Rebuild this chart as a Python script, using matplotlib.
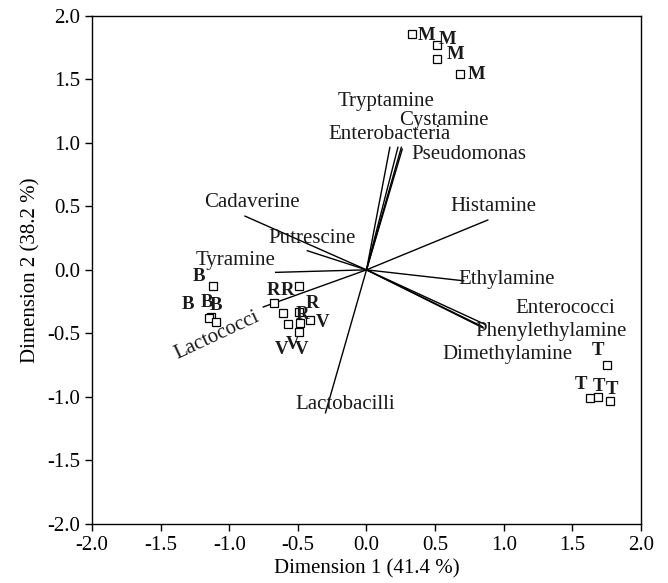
import matplotlib
matplotlib.use("Agg")
import matplotlib.pyplot as plt

## sample scores (dimension 1, dimension 2) ##
sample_groups = ["M", "T", "B", "R", "V"]
sample_x = {
    "M": [0.334, 0.516, 0.516, 0.681],
    "T": [1.75, 1.63, 1.69, 1.775],
    "B": [-1.117, -1.13, -1.148, -1.097],
    "R": [-0.672, -0.49, -0.49, -0.485],
    "V": [-0.412, -0.606, -0.57, -0.49],
}
sample_y = {
    "M": [1.853, 1.77, 1.66, 1.54],
    "T": [-0.748, -1.01, -0.998, -1.03],
    "B": [-0.131, -0.37, -0.38, -0.407],
    "R": [-0.257, -0.131, -0.328, -0.415],
    "V": [-0.394, -0.336, -0.425, -0.486],
}

## variable loadings (vector ends) ##
variables = ["Tryptamine", "Cystamine", "Enterobacteria", "Pseudomonas",
             "Histamine", "Cadaverine", "Putrescine", "Tyramine", "Lactococci",
             "Lactobacilli", "Ethylamine", "Enterococci", "Phenylethylamine",
             "Dimethylamine"]
var_x = [0.171, 0.255, 0.23, 0.262, 0.888, -0.89, -0.436, -0.667, -0.757,
         -0.30, 0.713, 0.865, 0.85, 0.855]
var_y = [0.969, 0.969, 0.969, 0.955, 0.394, 0.425, 0.152, -0.02, -0.294,
         -1.13, -0.087, -0.43, -0.45, -0.46]

## where the text labels sit ##
var_label_x = [0.146, 0.565, 0.168, 0.743, 0.926, -0.838, -0.394, -0.953,
               -1.086, -0.157, 1.024, 1.447, 1.343, 1.028]
var_label_y = [1.323, 1.173, 1.063, 0.906, 0.499, 0.53, 0.25, 0.073,
               -0.518, -1.063, -0.079, -0.302, -0.486, -0.669]
var_label_rot = [0, 0, 0, 0, 0, 0, 0, 0, 25, 0, 0, 0, 0, 0]

sample_label_x = {
    "M": [0.434, 0.587, 0.645, 0.805],
    "T": [1.69, 1.566, 1.695, 1.787],
    "B": [-1.223, -1.303, -1.16, -1.099],
    "R": [-0.679, -0.577, -0.395, -0.468],
    "V": [-0.322, -0.618, -0.541, -0.472],
}
sample_label_y = {
    "M": [1.845, 1.811, 1.693, 1.535],
    "T": [-0.635, -0.906, -0.919, -0.945],
    "B": [-0.053, -0.276, -0.254, -0.278],
    "R": [-0.163, -0.163, -0.268, -0.349],
    "V": [-0.415, -0.63, -0.59, -0.63],
}

plt.rcParams["font.family"] = ["Liberation Serif", "DejaVu Serif"]
plt.rcParams["axes.unicode_minus"] = False

fig = plt.figure(figsize=(6.68, 5.83), dpi=100)
ax = fig.add_axes([0.1377, 0.1012, 0.8219, 0.8719])

## vectors from the origin ##
for vx, vy in zip(var_x, var_y):
    ax.plot([0, vx], [0, vy], color="black", linewidth=1.0, solid_capstyle="butt")

for name, lx, ly, rot in zip(variables, var_label_x, var_label_y, var_label_rot):
    ax.text(lx, ly, name, fontsize=15, ha="center", va="center",
            rotation=rot, color="#1a1a1a")

## sample squares and letters ##
for g in sample_groups:
    ax.plot(sample_x[g], sample_y[g], linestyle="none", marker="s",
            markersize=5.5, markerfacecolor="white", markeredgecolor="black",
            markeredgewidth=0.9)
    for lx, ly in zip(sample_label_x[g], sample_label_y[g]):
        ax.text(lx, ly, g, fontsize=13.5, fontweight="bold", ha="center",
                va="center", color="#1a1a1a")

ax.set_xlim(-2.0, 2.0)
ax.set_ylim(-2.0, 2.0)
ticks = [-2.0, -1.5, -1.0, -0.5, 0.0, 0.5, 1.0, 1.5, 2.0]
ax.set_xticks(ticks)
ax.set_yticks(ticks)
ax.set_xticklabels([f"{t:.1f}" for t in ticks])
ax.set_yticklabels([f"{t:.1f}" for t in ticks])
ax.tick_params(direction="out", length=5, width=1, labelsize=15,
               top=False, right=False, colors="black")
for sp in ax.spines.values():
    sp.set_linewidth(1.0)

ax.set_xlabel("Dimension 1 (41.4 %)", fontsize=15, labelpad=3)
ax.set_ylabel("Dimension 2 (38.2 %)", fontsize=15, labelpad=5)

fig.savefig("out.png", dpi=100)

● ● ●

> **Task to complete**: Look for the word "matplotlib" and return every line where it occurs.

> **Answer below**:
Rebuild this chart as a Python script, using matplotlib.
import matplotlib
matplotlib.use("Agg")
import matplotlib.pyplot as plt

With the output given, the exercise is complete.